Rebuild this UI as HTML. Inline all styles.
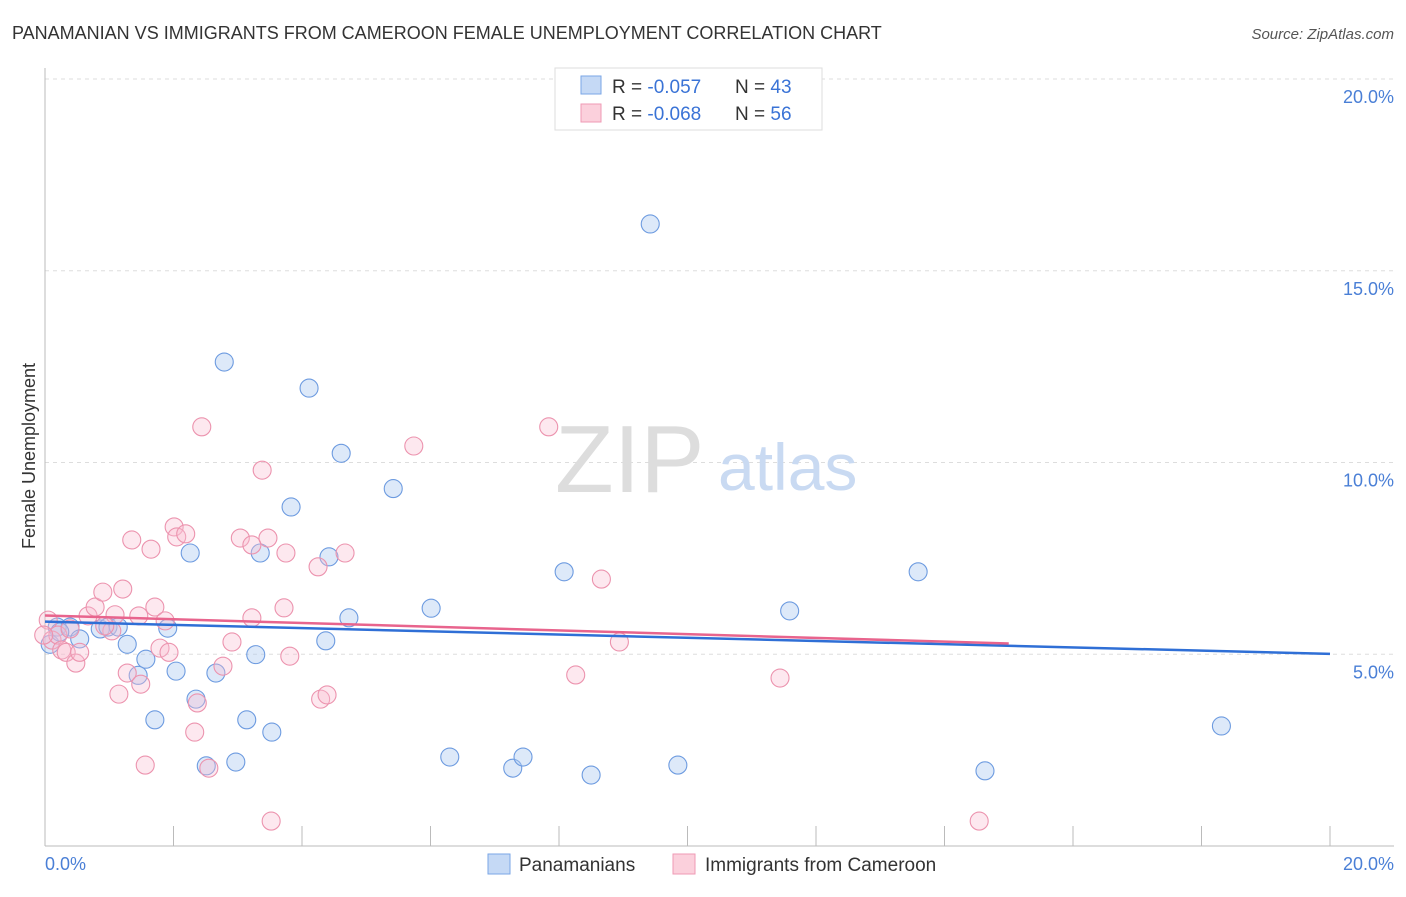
<!DOCTYPE html>
<html><head><meta charset="utf-8"><style>
body{margin:0;background:#fff;font-family:"Liberation Sans",sans-serif}
svg text{font-family:"Liberation Sans",sans-serif}
</style></head><body>
<svg width="1406" height="892">
<text x="12" y="39" font-size="18" fill="#333">PANAMANIAN VS IMMIGRANTS FROM CAMEROON FEMALE UNEMPLOYMENT CORRELATION CHART</text>
<text x="1394" y="39" font-size="15" fill="#555" font-style="italic" text-anchor="end">Source: ZipAtlas.com</text>
<text x="35" y="456" font-size="18" fill="#333" transform="rotate(-90 35 456)" text-anchor="middle">Female Unemployment</text>
<g id="grid"></g>
<line x1="45" y1="68" x2="45" y2="846" stroke="#bbb"/>
<line x1="45" y1="846" x2="1394" y2="846" stroke="#bbb"/>
<text x="555" y="492" font-size="96" fill="#ddd" font-family="Liberation Serif">ZIP</text>
<text x="718" y="490" font-size="66" fill="#c9daf2">atlas</text>
<g id="pts"></g>
<g id="lines"></g>
<text x="45" y="870" font-size="18" fill="#4a7fd6">0.0%</text>
<text x="1394" y="870" font-size="18" fill="#4a7fd6" text-anchor="end">20.0%</text>
<g>
<rect x="555" y="68" width="267" height="62" fill="#fff" stroke="#ddd"/>
<rect x="581" y="76" width="20" height="18" fill="#c5d9f5" stroke="#7aa6e6"/>
<rect x="581" y="104" width="20" height="18" fill="#fbd0dc" stroke="#ef9ab4"/>
<text x="612" y="93" font-size="19" fill="#333">R = <tspan fill="#3a73d6">-0.057</tspan></text>
<text x="735" y="93" font-size="19" fill="#333">N = <tspan fill="#3a73d6">43</tspan></text>
<text x="612" y="120" font-size="19" fill="#333">R = <tspan fill="#3a73d6">-0.068</tspan></text>
<text x="735" y="120" font-size="19" fill="#333">N = <tspan fill="#3a73d6">56</tspan></text>
</g>
<g>
<rect x="488" y="854" width="22" height="20" fill="#c5d9f5" stroke="#7aa6e6"/>
<text x="519" y="871" font-size="19" fill="#333">Panamanians</text>
<rect x="673" y="854" width="22" height="20" fill="#fbd0dc" stroke="#ef9ab4"/>
<text x="705" y="871" font-size="19" fill="#333">Immigrants from Cameroon</text>
</g>
</svg>
<script>
const blueX=[0.08,0.19,0.39,0.86,0.98,1.14,1.28,1.57,1.45,1.71,1.91,2.04,2.26,2.35,2.51,2.66,2.79,2.97,3.14,3.28,3.35,3.53,3.83,4.11,4.37,4.42,4.61,4.73,5.42,6.01,6.30,7.28,7.44,8.08,8.50,9.42,9.85,11.59,13.59,14.63,18.31,0.54,0.23];
const blueY=[5.26,5.71,5.71,5.66,5.71,5.71,5.26,4.87,4.45,3.29,5.68,4.56,7.64,3.83,2.09,4.51,12.62,2.19,3.29,4.99,7.64,2.97,8.84,11.94,5.35,7.54,10.24,5.95,9.32,6.20,2.32,2.03,2.32,7.15,1.85,16.22,2.11,6.13,7.15,1.96,3.13,5.40,5.58];
const pinkX=[0.05,0.11,0.20,0.26,0.33,0.48,0.54,0.67,0.78,0.90,1.04,1.09,1.15,1.21,1.28,1.35,1.46,1.49,1.56,1.65,1.71,1.79,1.87,1.93,2.01,2.05,2.19,2.37,2.33,2.44,2.55,2.77,2.91,3.04,3.22,3.22,3.38,3.47,3.52,3.72,3.75,3.81,4.25,4.29,4.39,4.67,5.74,7.84,8.26,8.66,8.94,11.44,14.54,-0.02,0.93,0.39];
const pinkY=[5.89,5.37,5.50,5.11,5.05,4.77,5.05,6.00,6.23,6.62,5.61,6.03,3.96,6.70,4.51,7.98,6.00,4.22,2.11,7.74,6.23,5.16,5.87,5.05,8.32,8.06,8.14,3.73,2.97,10.93,2.03,4.69,5.32,8.03,7.85,5.95,9.80,8.03,0.65,6.21,7.64,4.95,7.28,3.83,3.94,7.64,10.43,10.93,4.46,6.96,5.32,4.38,0.65,5.50,5.74,5.66];
const trendBlue=[5.85,5.01];
const trendPink=[6.01,5.28,15.0];
const yTicks=[5,10,15,20];
const yTickLabels=["5.0%","10.0%","15.0%","20.0%"];
const xTicks=[0,2,4,6,8,10,12,14,16,18,20];
const NS="http://www.w3.org/2000/svg";
const sx=v=>45+v*64.25, sy=v=>846-v*38.35;
function mk(t,a,p){const e=document.createElementNS(NS,t);for(const k in a)e.setAttribute(k,a[k]);p.appendChild(e);return e;}
const grid=document.getElementById('grid');
yTicks.forEach((v,i)=>{
 const l=mk('line',{x1:45,x2:1394,y1:sy(v),y2:sy(v),stroke:'#ddd','stroke-dasharray':'4,4'},grid);
 
 
 const t=mk('text',{x:1394,y:sy(v)+24,'font-size':18,fill:'#4a7fd6','text-anchor':'end'},grid);
 t.textContent=yTickLabels[i];
 
 
});
xTicks.forEach(v=>{
 const l=mk('line',{x1:sx(v),x2:sx(v),y1:826,y2:846,stroke:'#bbb'},grid);
 
 
});
const pts=document.getElementById('pts');
blueX.forEach((x,i)=>{
 const c=mk('circle',{cx:sx(x),cy:sy(blueY[i]),r:9,fill:'rgba(170,200,240,0.4)',stroke:'#6d9be0','stroke-width':1.1},pts);
 
 
});
pinkX.forEach((x,i)=>{
 const c=mk('circle',{cx:sx(x),cy:sy(pinkY[i]),r:9,fill:'rgba(248,190,208,0.35)',stroke:'#ec93ae','stroke-width':1.1},pts);
 
 
});
const lines=document.getElementById('lines');
const lb=mk('line',{x1:sx(0),y1:sy(trendBlue[0]),x2:sx(20),y2:sy(trendBlue[1]),stroke:'#2f6fd6','stroke-width':2.5},lines);


const lp=mk('line',{x1:sx(0),y1:sy(trendPink[0]),x2:sx(trendPink[2]),y2:sy(trendPink[1]),stroke:'#e8648d','stroke-width':2.5},lines);


</script>
</body></html>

What you should do: In your copy of the listing above, reproduce each line exactly and omit all pictures.

The completed task:
Rebuild this UI as HTML. Inline all styles.
<!DOCTYPE html>
<html><head><meta charset="utf-8"><style>
body{margin:0;background:#fff;font-family:"Liberation Sans",sans-serif}
svg text{font-family:"Liberation Sans",sans-serif}
</style></head><body>
<svg width="1406" height="892">
<text x="12" y="39" font-size="18" fill="#333">PANAMANIAN VS IMMIGRANTS FROM CAMEROON FEMALE UNEMPLOYMENT CORRELATION CHART</text>
<text x="1394" y="39" font-size="15" fill="#555" font-style="italic" text-anchor="end">Source: ZipAtlas.com</text>
<text x="35" y="456" font-size="18" fill="#333" transform="rotate(-90 35 456)" text-anchor="middle">Female Unemployment</text>
<g id="grid"></g>
<line x1="45" y1="68" x2="45" y2="846" stroke="#bbb"/>
<line x1="45" y1="846" x2="1394" y2="846" stroke="#bbb"/>
<text x="555" y="492" font-size="96" fill="#ddd" font-family="Liberation Serif">ZIP</text>
<text x="718" y="490" font-size="66" fill="#c9daf2">atlas</text>
<g id="pts"></g>
<g id="lines"></g>
<text x="45" y="870" font-size="18" fill="#4a7fd6">0.0%</text>
<text x="1394" y="870" font-size="18" fill="#4a7fd6" text-anchor="end">20.0%</text>
<g>
<rect x="555" y="68" width="267" height="62" fill="#fff" stroke="#ddd"/>
<rect x="581" y="76" width="20" height="18" fill="#c5d9f5" stroke="#7aa6e6"/>
<rect x="581" y="104" width="20" height="18" fill="#fbd0dc" stroke="#ef9ab4"/>
<text x="612" y="93" font-size="19" fill="#333">R = <tspan fill="#3a73d6">-0.057</tspan></text>
<text x="735" y="93" font-size="19" fill="#333">N = <tspan fill="#3a73d6">43</tspan></text>
<text x="612" y="120" font-size="19" fill="#333">R = <tspan fill="#3a73d6">-0.068</tspan></text>
<text x="735" y="120" font-size="19" fill="#333">N = <tspan fill="#3a73d6">56</tspan></text>
</g>
<g>
<rect x="488" y="854" width="22" height="20" fill="#c5d9f5" stroke="#7aa6e6"/>
<text x="519" y="871" font-size="19" fill="#333">Panamanians</text>
<rect x="673" y="854" width="22" height="20" fill="#fbd0dc" stroke="#ef9ab4"/>
<text x="705" y="871" font-size="19" fill="#333">Immigrants from Cameroon</text>
</g>
</svg>
<script>
const blueX=[0.08,0.19,0.39,0.86,0.98,1.14,1.28,1.57,1.45,1.71,1.91,2.04,2.26,2.35,2.51,2.66,2.79,2.97,3.14,3.28,3.35,3.53,3.83,4.11,4.37,4.42,4.61,4.73,5.42,6.01,6.30,7.28,7.44,8.08,8.50,9.42,9.85,11.59,13.59,14.63,18.31,0.54,0.23];
const blueY=[5.26,5.71,5.71,5.66,5.71,5.71,5.26,4.87,4.45,3.29,5.68,4.56,7.64,3.83,2.09,4.51,12.62,2.19,3.29,4.99,7.64,2.97,8.84,11.94,5.35,7.54,10.24,5.95,9.32,6.20,2.32,2.03,2.32,7.15,1.85,16.22,2.11,6.13,7.15,1.96,3.13,5.40,5.58];
const pinkX=[0.05,0.11,0.20,0.26,0.33,0.48,0.54,0.67,0.78,0.90,1.04,1.09,1.15,1.21,1.28,1.35,1.46,1.49,1.56,1.65,1.71,1.79,1.87,1.93,2.01,2.05,2.19,2.37,2.33,2.44,2.55,2.77,2.91,3.04,3.22,3.22,3.38,3.47,3.52,3.72,3.75,3.81,4.25,4.29,4.39,4.67,5.74,7.84,8.26,8.66,8.94,11.44,14.54,-0.02,0.93,0.39];
const pinkY=[5.89,5.37,5.50,5.11,5.05,4.77,5.05,6.00,6.23,6.62,5.61,6.03,3.96,6.70,4.51,7.98,6.00,4.22,2.11,7.74,6.23,5.16,5.87,5.05,8.32,8.06,8.14,3.73,2.97,10.93,2.03,4.69,5.32,8.03,7.85,5.95,9.80,8.03,0.65,6.21,7.64,4.95,7.28,3.83,3.94,7.64,10.43,10.93,4.46,6.96,5.32,4.38,0.65,5.50,5.74,5.66];
const trendBlue=[5.85,5.01];
const trendPink=[6.01,5.28,15.0];
const yTicks=[5,10,15,20];
const yTickLabels=["5.0%","10.0%","15.0%","20.0%"];
const xTicks=[0,2,4,6,8,10,12,14,16,18,20];
const NS="http://www.w3.org/2000/svg";
const sx=v=>45+v*64.25, sy=v=>846-v*38.35;
function mk(t,a,p){const e=document.createElementNS(NS,t);for(const k in a)e.setAttribute(k,a[k]);p.appendChild(e);return e;}
const grid=document.getElementById('grid');
yTicks.forEach((v,i)=>{
 const l=mk('line',{x1:45,x2:1394,y1:sy(v),y2:sy(v),stroke:'#ddd','stroke-dasharray':'4,4'},grid);
 
 
 const t=mk('text',{x:1394,y:sy(v)+24,'font-size':18,fill:'#4a7fd6','text-anchor':'end'},grid);
 t.textContent=yTickLabels[i];
 
 
});
xTicks.forEach(v=>{
 const l=mk('line',{x1:sx(v),x2:sx(v),y1:826,y2:846,stroke:'#bbb'},grid);
 
 
});
const pts=document.getElementById('pts');
blueX.forEach((x,i)=>{
 const c=mk('circle',{cx:sx(x),cy:sy(blueY[i]),r:9,fill:'rgba(170,200,240,0.4)',stroke:'#6d9be0','stroke-width':1.1},pts);
 
 
});
pinkX.forEach((x,i)=>{
 const c=mk('circle',{cx:sx(x),cy:sy(pinkY[i]),r:9,fill:'rgba(248,190,208,0.35)',stroke:'#ec93ae','stroke-width':1.1},pts);
 
 
});
const lines=document.getElementById('lines');
const lb=mk('line',{x1:sx(0),y1:sy(trendBlue[0]),x2:sx(20),y2:sy(trendBlue[1]),stroke:'#2f6fd6','stroke-width':2.5},lines);


const lp=mk('line',{x1:sx(0),y1:sy(trendPink[0]),x2:sx(trendPink[2]),y2:sy(trendPink[1]),stroke:'#e8648d','stroke-width':2.5},lines);


</script>
</body></html>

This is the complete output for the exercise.